• Stated goal
Each line from the top of the listing through the one holding "(title) at (523,29)" should be restated word for word, with nothing added and no pictures.

═══ Provided data ═══

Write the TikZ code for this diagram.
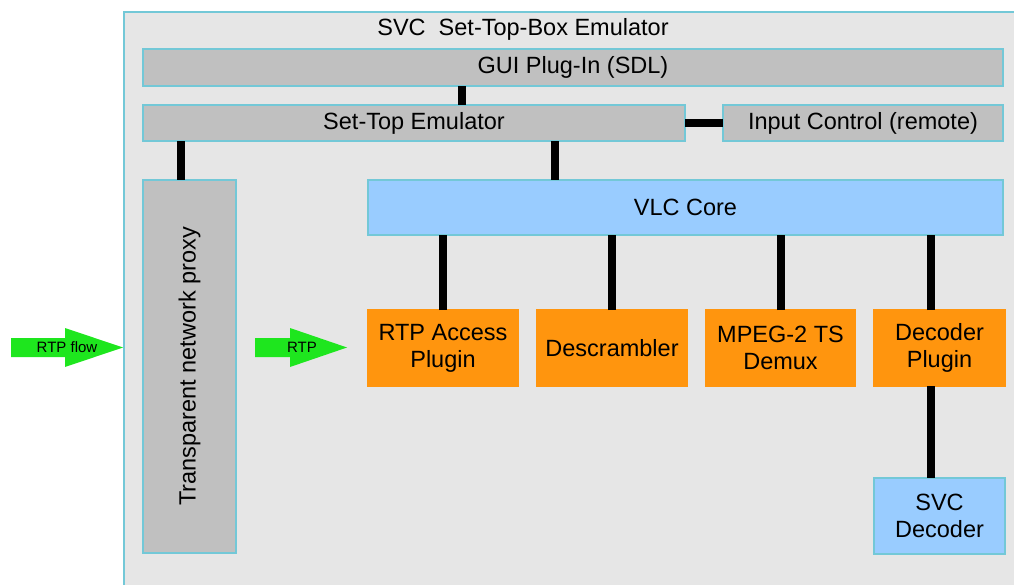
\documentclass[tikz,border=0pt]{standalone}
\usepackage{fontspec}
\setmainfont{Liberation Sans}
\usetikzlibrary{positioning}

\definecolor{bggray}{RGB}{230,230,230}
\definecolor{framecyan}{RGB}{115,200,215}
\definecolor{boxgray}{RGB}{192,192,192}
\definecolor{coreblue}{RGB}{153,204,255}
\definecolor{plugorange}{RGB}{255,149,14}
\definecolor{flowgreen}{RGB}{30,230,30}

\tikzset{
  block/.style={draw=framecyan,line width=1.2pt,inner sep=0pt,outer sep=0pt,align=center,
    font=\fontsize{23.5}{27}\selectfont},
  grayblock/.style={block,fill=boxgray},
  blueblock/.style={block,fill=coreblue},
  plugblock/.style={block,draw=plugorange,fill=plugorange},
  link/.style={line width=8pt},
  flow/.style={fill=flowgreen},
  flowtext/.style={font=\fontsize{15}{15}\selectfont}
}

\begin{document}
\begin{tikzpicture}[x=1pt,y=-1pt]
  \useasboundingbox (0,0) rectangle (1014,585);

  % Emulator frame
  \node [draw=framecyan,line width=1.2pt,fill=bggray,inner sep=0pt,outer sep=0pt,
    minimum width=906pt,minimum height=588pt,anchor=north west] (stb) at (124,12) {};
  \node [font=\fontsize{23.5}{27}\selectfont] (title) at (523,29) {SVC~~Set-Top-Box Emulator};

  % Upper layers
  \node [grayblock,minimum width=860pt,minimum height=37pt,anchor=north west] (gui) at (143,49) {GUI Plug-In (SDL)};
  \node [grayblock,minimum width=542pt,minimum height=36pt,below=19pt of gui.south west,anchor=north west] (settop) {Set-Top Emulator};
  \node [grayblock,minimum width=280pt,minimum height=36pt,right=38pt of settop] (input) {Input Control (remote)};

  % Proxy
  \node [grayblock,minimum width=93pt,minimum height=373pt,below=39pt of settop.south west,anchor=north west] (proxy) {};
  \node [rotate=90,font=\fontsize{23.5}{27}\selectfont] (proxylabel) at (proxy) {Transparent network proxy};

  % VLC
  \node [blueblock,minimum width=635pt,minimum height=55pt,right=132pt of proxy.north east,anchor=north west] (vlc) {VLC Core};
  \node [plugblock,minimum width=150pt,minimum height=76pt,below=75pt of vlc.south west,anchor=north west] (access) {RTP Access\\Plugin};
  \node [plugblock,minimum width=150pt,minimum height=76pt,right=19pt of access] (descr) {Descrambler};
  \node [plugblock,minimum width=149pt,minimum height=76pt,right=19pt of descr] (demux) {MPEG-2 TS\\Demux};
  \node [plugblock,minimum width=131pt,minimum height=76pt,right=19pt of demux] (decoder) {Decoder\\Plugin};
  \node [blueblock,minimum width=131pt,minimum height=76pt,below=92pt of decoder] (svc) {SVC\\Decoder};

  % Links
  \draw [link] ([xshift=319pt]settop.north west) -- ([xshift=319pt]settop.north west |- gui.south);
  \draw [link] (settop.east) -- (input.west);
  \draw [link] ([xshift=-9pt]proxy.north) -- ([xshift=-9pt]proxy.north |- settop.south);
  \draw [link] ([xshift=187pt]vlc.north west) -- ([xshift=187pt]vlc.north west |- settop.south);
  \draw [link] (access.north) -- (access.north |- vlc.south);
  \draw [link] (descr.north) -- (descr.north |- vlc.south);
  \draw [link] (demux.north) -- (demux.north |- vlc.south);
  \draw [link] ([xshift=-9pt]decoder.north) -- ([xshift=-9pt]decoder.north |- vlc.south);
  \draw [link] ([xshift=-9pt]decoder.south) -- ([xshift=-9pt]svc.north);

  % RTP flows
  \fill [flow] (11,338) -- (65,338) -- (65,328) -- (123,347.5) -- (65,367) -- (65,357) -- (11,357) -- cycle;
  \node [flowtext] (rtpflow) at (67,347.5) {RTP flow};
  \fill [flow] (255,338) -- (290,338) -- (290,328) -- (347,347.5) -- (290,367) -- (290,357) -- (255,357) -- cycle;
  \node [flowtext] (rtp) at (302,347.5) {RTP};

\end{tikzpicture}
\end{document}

═══

• Exercise solution
Write the TikZ code for this diagram.
\documentclass[tikz,border=0pt]{standalone}
\usepackage{fontspec}
\setmainfont{Liberation Sans}
\usetikzlibrary{positioning}

\definecolor{bggray}{RGB}{230,230,230}
\definecolor{framecyan}{RGB}{115,200,215}
\definecolor{boxgray}{RGB}{192,192,192}
\definecolor{coreblue}{RGB}{153,204,255}
\definecolor{plugorange}{RGB}{255,149,14}
\definecolor{flowgreen}{RGB}{30,230,30}

\tikzset{
  block/.style={draw=framecyan,line width=1.2pt,inner sep=0pt,outer sep=0pt,align=center,
    font=\fontsize{23.5}{27}\selectfont},
  grayblock/.style={block,fill=boxgray},
  blueblock/.style={block,fill=coreblue},
  plugblock/.style={block,draw=plugorange,fill=plugorange},
  link/.style={line width=8pt},
  flow/.style={fill=flowgreen},
  flowtext/.style={font=\fontsize{15}{15}\selectfont}
}

\begin{document}
\begin{tikzpicture}[x=1pt,y=-1pt]
  \useasboundingbox (0,0) rectangle (1014,585);

  % Emulator frame
  \node [draw=framecyan,line width=1.2pt,fill=bggray,inner sep=0pt,outer sep=0pt,
    minimum width=906pt,minimum height=588pt,anchor=north west] (stb) at (124,12) {};
  \node [font=\fontsize{23.5}{27}\selectfont] (title) at (523,29) {SVC~~Set-Top-Box Emulator};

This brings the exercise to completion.